Vallee's reputation as a dance instructor carried around the world, said Joan Palethorpe, a former dancer with the Royal Ballet School who with Steve Becker purchased the dance studio in 1973. "I'd travel all over the world and would meet people who had taken classes from her," Palethorpe said.

"She was part of our family," Palethorpe said. As the studio's manager, Vallee worked alongside many of the dance stars who frequented it, including Liza Minelli, Debbie Reynolds, Joel Grey, Juliet Prowse, Paula Abdul, Cher, Gladys Knight and Michael Jackson.

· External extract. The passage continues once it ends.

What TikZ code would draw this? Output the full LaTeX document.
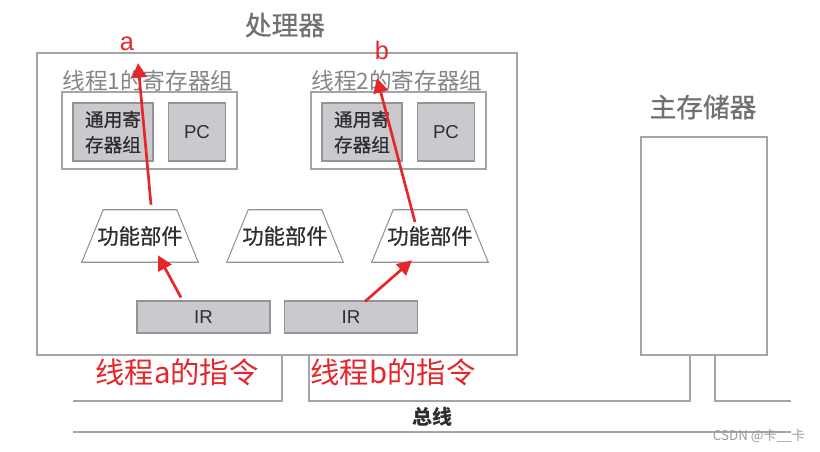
\documentclass[tikz,border=0pt]{standalone}
\usepackage{fontspec}
\setmainfont{Noto Sans CJK SC}
\newfontfamily\latinsans{Liberation Sans}
\newfontfamily\cjkmed[FakeBold=0.7]{Noto Sans CJK SC}
\usetikzlibrary{arrows.meta,positioning,shapes.geometric}
\definecolor{cpured}{HTML}{E5262A}
\definecolor{cpugray}{HTML}{707073}
\definecolor{cpuline}{HTML}{A5A5A8}
\definecolor{cpufill}{HTML}{CBC9CE}
\definecolor{cpudark}{HTML}{2E2E30}
\tikzset{
  outerbox/.style  = {rectangle, draw=cpuline, line width=0.9pt, fill=white, inner sep=0pt},
  regbox/.style    = {rectangle, draw=cpugray!75, line width=0.8pt, fill=cpufill, inner sep=0pt,
                      align=center, font=\fontsize{14}{19}\selectfont\cjkmed\color{cpudark}},
  futext/.style    = {rectangle, minimum width=87pt, minimum height=39pt, inner sep=0pt,
                      font=\fontsize{16}{18}\selectfont\cjkmed\color{cpudark}},
  fuline/.style    = {draw=cpugray!75, line width=0.8pt},
  irbox/.style     = {regbox, minimum width=99.75pt, minimum height=24pt,
                      font=\fontsize{14}{16}\selectfont\latinsans\color{cpudark}},
  titletext/.style = {font=\fontsize{20}{22}\selectfont\cjkmed\color{cpugray}},
  grplbl/.style    = {font=\fontsize{17}{19}\selectfont\color{cpugray!85}},
  redlbl/.style    = {font=\fontsize{22}{24}\selectfont\color{cpured}},
  redletter/.style = {font=\fontsize{19}{21}\selectfont\latinsans\color{cpured}},
  redarrow/.style  = {-{Triangle[length=11pt,width=11pt]}, line width=2pt, cpured},
  busline/.style   = {draw=cpuline, line width=0.9pt},
  bustext/.style   = {font=\fontsize{15}{17}\selectfont\bfseries\color{cpudark}},
  wmark/.style     = {font=\fontsize{10}{11}\selectfont\color{cpugray!70}},
}

\begin{document}
\begin{tikzpicture}[x=0.75pt,y=-0.75pt]
\useasboundingbox (0,0) rectangle (820,451);

% Processor
\node[outerbox, minimum width=360pt, minimum height=226.5pt] (proc) at (277,204) {};
\node[titletext] (proct) at (285,25) {处理器};

% Register groups of the two threads
\foreach \i/\gx in {1/0, 2/249} {
  \node[outerbox, minimum width=131.25pt, minimum height=57.75pt] (grp\i) at ({149.5+\gx},130.5) {};
  \node[grplbl] (grp\i t) at ({148+\gx},81) {线程\i 的寄存器组};
  \node[regbox, minimum width=60pt, minimum height=43.5pt] (gpr\i) at ({113+\gx},132) {通用寄\\存器组};
  \node[regbox, minimum width=42.5pt, minimum height=43.5pt,
        font=\fontsize{14}{16}\selectfont\latinsans\color{cpudark}] (pc\i) at ({197+\gx},132) {PC};
}

% Function units (trapezia)
\foreach \i/\fx in {1/140, 2/285, 3/430} {
  \node[futext] (fu\i) at (\fx,236) {功能部件};
  \draw[fuline] ([xshift=16.1pt]fu\i.north west) -- ([xshift=-16.1pt]fu\i.north east)
    -- (fu\i.south east) -- (fu\i.south west) -- cycle;
}

% Instruction registers
\node[irbox] (ir1) at (203.5,317) {IR};
\node[irbox] (ir2) at (351,317) {IR};

% Main memory
\node[outerbox, minimum width=94.5pt, minimum height=163.5pt] (mem) at (704,246) {};
\node[titletext] (memt) at (703,107) {主存储器};

% Bus
\draw[busline] (73,401) -| (282,355);
\draw[busline] (309,355) |- (690,401) -- (690,355);
\draw[busline] (715,355) |- (791,401);
\draw[busline] (73,432) -- (791,432);
\node[bustext] (bus) at (432,417) {总线};

% Thread instructions
\node[redlbl] (insa) at (177,372) {线程a的指令};
\node[redlbl] (insb) at (393,372) {线程b的指令};

% Red arrows
\node[redletter] (la) at (127,44) {a};
\node[redletter] (lb) at (382,50) {b};
\coordinate (tipa) at (138,63);
\coordinate (tipb) at (377,78);
\draw[redarrow] ([xshift=-16.9pt,yshift=2.25pt]ir1.north) -- ([xshift=13.5pt,yshift=5.25pt]fu1.south);
\draw[redarrow] ([xshift=10.5pt,yshift=-0.75pt]ir2.north) -- ([xshift=-13.5pt,yshift=1.5pt]fu3.south);
\draw[redarrow] ([xshift=8.25pt,yshift=3.75pt]fu1.north) -- (tipa);
\draw[redarrow] ([xshift=-11.25pt,yshift=10.5pt]fu3.center) -- (tipb);

\node[wmark] (wm) at (759,436) {CSDN @卡\_\_卡};
\end{tikzpicture}
\end{document}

Vallee was born in Paris on June 1, 1928, the daughter of a professional painter. A young student of dance, she performed in "Ballet des Champs Elysees" as a 14-year-old and later became a soloist in Roland Petit's "Ballet de Paris." After learning to sing under the popular French singing artist Charles Aznavour, she moved into TV, the big screen and records.

She moved to Hollywood to work as a choreographer and mentored Leslie Caron in the 1955 movie "The Glass Slipper," an adaptation of the fairy tale "Cinderella."

She arrived in Las Vegas in 1962 as a lead singer in "Folies Bergere" at the Tropicana.

Her final public performance was at the Chi Chi Club in Palm Springs in 1979.

No funeral services have been scheduled.